Special case: vertical lines

A vertical line like x = 4 does not have a defined slope because its run is zero. Since slope is rise divided by run, dividing by zero is undefined. That is why vertical lines cannot be expressed as y = mx + b. If you enter two points with the same x-value, the calculator should warn you that the line is vertical and therefore outside slope-intercept form.

Study strategies for mastering linear equations

1. Practice converting between tables, graphs, and equations.
2. Memorize the slope formula and use consistent subtraction order.
3. Draw a rough sketch before relying on exact calculations.
4. Check the y-intercept by substituting x = 0.
5. Use graphing tools to confirm your algebraic work.
6. Review real-world examples so the math feels meaningful.

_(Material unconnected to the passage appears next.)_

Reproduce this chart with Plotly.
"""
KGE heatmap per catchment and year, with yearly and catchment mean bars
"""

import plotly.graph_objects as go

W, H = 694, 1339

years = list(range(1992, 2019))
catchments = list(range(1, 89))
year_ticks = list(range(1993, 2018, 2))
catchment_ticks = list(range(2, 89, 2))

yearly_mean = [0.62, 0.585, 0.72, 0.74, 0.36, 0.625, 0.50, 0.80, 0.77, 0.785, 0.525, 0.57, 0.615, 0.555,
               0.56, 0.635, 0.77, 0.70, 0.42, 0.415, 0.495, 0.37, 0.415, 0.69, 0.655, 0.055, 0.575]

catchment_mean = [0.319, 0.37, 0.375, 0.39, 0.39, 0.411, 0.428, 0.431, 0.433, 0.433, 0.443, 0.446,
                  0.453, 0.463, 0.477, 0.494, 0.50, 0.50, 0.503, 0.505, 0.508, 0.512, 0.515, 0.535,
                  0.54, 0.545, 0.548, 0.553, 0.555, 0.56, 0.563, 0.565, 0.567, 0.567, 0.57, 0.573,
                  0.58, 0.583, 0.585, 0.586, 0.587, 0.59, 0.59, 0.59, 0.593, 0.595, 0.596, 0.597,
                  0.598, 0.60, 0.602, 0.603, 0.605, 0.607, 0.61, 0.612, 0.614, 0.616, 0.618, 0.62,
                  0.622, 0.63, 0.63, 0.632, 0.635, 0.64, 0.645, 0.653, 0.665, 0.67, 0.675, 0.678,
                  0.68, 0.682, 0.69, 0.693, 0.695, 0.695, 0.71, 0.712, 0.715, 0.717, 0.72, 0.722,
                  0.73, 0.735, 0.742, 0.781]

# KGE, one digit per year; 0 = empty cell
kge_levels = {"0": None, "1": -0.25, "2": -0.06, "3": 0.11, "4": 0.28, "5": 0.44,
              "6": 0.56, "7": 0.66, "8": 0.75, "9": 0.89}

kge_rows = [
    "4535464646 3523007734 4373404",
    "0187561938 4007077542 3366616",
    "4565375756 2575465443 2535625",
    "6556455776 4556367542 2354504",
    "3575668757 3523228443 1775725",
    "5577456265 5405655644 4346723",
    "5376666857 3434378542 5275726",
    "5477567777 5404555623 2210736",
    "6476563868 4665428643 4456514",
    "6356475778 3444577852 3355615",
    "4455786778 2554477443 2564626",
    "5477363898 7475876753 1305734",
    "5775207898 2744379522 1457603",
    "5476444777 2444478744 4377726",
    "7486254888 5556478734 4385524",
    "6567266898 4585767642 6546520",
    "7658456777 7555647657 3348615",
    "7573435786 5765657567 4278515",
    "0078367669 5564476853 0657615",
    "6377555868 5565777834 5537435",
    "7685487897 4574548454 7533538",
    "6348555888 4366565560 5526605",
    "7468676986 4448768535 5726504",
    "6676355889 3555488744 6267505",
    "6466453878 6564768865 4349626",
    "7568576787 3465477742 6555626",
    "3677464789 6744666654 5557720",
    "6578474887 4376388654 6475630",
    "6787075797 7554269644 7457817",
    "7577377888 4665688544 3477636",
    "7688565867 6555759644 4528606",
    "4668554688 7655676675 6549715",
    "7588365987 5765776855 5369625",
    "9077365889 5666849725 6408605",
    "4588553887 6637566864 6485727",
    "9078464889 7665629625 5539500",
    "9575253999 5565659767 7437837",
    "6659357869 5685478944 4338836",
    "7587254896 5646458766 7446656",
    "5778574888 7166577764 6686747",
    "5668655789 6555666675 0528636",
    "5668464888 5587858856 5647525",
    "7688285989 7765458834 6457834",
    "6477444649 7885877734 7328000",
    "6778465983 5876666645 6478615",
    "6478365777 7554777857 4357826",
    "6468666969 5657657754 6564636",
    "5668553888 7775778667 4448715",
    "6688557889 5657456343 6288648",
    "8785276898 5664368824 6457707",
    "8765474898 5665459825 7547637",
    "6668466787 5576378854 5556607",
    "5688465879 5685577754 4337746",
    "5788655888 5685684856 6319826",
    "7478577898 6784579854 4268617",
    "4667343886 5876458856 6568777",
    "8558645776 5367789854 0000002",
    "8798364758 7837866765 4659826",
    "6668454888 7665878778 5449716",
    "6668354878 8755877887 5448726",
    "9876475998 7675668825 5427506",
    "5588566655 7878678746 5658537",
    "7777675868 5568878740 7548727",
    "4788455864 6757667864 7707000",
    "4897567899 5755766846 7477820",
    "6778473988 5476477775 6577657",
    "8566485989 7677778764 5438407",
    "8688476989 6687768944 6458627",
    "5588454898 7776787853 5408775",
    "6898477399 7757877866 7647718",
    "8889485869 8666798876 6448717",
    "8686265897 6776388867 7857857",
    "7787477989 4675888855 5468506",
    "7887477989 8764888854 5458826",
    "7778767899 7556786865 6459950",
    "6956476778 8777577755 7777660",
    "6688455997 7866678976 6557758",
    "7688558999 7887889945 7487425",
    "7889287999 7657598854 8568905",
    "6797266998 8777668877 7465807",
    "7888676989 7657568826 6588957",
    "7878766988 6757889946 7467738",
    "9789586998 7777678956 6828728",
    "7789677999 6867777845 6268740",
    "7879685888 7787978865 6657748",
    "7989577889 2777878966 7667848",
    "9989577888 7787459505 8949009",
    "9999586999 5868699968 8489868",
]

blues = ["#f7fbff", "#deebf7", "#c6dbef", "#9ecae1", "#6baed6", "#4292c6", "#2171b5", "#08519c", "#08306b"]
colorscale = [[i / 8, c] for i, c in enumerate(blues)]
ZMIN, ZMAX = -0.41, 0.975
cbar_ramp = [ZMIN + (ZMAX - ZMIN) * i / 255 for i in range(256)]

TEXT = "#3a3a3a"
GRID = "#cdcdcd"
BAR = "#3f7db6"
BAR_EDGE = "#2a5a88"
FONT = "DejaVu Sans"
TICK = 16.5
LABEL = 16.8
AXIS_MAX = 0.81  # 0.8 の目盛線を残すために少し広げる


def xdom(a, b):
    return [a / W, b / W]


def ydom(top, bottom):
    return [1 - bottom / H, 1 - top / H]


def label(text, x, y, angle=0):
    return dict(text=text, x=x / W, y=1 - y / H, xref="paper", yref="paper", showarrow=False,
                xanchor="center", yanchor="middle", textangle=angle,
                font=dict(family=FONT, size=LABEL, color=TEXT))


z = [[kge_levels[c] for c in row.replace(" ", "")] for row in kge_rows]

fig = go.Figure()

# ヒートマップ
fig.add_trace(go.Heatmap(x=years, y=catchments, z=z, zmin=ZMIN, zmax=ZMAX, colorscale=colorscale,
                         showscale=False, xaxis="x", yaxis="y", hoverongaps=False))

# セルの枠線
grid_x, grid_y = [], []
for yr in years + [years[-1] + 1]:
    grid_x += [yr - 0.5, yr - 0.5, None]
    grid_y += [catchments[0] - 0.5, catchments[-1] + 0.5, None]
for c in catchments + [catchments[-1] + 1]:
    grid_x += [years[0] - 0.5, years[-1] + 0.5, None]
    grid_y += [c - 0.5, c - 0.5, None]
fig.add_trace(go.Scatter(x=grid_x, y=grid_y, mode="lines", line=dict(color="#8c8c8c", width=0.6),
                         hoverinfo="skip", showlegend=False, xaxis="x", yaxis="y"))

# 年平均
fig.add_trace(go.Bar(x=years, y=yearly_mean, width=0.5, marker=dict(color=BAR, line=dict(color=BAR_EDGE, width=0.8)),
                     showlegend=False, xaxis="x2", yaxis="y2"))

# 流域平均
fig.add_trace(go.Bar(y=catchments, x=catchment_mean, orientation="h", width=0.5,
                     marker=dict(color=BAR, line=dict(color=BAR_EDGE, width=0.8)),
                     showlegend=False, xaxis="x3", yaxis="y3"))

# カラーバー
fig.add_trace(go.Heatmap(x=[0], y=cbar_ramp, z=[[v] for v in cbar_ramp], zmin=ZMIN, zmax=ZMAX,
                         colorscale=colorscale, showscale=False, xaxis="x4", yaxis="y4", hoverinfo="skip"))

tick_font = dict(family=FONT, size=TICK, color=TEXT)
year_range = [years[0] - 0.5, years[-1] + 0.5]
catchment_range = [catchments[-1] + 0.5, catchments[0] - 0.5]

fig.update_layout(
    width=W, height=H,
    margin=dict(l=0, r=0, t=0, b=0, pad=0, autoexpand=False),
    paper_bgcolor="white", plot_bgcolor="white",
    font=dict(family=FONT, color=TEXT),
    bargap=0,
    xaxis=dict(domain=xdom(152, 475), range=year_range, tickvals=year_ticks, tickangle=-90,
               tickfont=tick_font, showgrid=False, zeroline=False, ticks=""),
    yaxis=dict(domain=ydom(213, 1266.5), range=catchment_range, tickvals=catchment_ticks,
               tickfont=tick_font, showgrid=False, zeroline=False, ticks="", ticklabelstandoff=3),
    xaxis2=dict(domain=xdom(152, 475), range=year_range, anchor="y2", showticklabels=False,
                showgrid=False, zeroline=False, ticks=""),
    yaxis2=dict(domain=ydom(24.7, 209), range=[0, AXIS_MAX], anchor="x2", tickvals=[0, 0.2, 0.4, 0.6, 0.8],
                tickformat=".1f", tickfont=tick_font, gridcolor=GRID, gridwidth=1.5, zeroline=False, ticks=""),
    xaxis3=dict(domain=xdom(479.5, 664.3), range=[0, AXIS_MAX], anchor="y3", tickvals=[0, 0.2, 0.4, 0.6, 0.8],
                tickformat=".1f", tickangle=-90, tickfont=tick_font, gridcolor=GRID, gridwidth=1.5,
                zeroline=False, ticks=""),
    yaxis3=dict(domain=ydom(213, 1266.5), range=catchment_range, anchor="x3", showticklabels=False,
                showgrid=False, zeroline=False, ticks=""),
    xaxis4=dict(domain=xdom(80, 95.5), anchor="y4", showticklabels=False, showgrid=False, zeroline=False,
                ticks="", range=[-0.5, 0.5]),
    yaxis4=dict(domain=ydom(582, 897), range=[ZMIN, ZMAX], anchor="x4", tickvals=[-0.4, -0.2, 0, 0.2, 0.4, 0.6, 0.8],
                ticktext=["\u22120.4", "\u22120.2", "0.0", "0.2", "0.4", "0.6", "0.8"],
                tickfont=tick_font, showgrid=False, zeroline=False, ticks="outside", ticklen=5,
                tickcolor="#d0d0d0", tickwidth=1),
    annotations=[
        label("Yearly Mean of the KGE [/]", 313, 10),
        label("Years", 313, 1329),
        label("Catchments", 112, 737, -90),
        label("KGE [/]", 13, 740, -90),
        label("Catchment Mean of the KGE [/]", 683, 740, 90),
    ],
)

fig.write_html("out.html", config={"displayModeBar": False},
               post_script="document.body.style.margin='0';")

Authoritative learning resources

For additional instruction and academic reference, explore these high-quality sources:

• National Center for Education Statistics (NCES)
• U.S. Department of Education
• OpenStax educational textbooks

Final takeaway

A slope intercept equation and graphing calculator is one of the most practical tools for learning and applying linear equations. It combines symbolic computation, equation formatting, and graph-based verification in one place. By understanding how m controls steepness and direction, and how b fixes the starting point on the y-axis, you gain a clear framework for analyzing lines in algebra and beyond. Use the calculator above to test examples, compare lines, and build confidence with graphing. The more you connect the equation to the picture, the stronger your understanding becomes.

Educational note: This calculator is intended for standard linear equations in two variables and for non-vertical lines when displayed in slope-intercept form.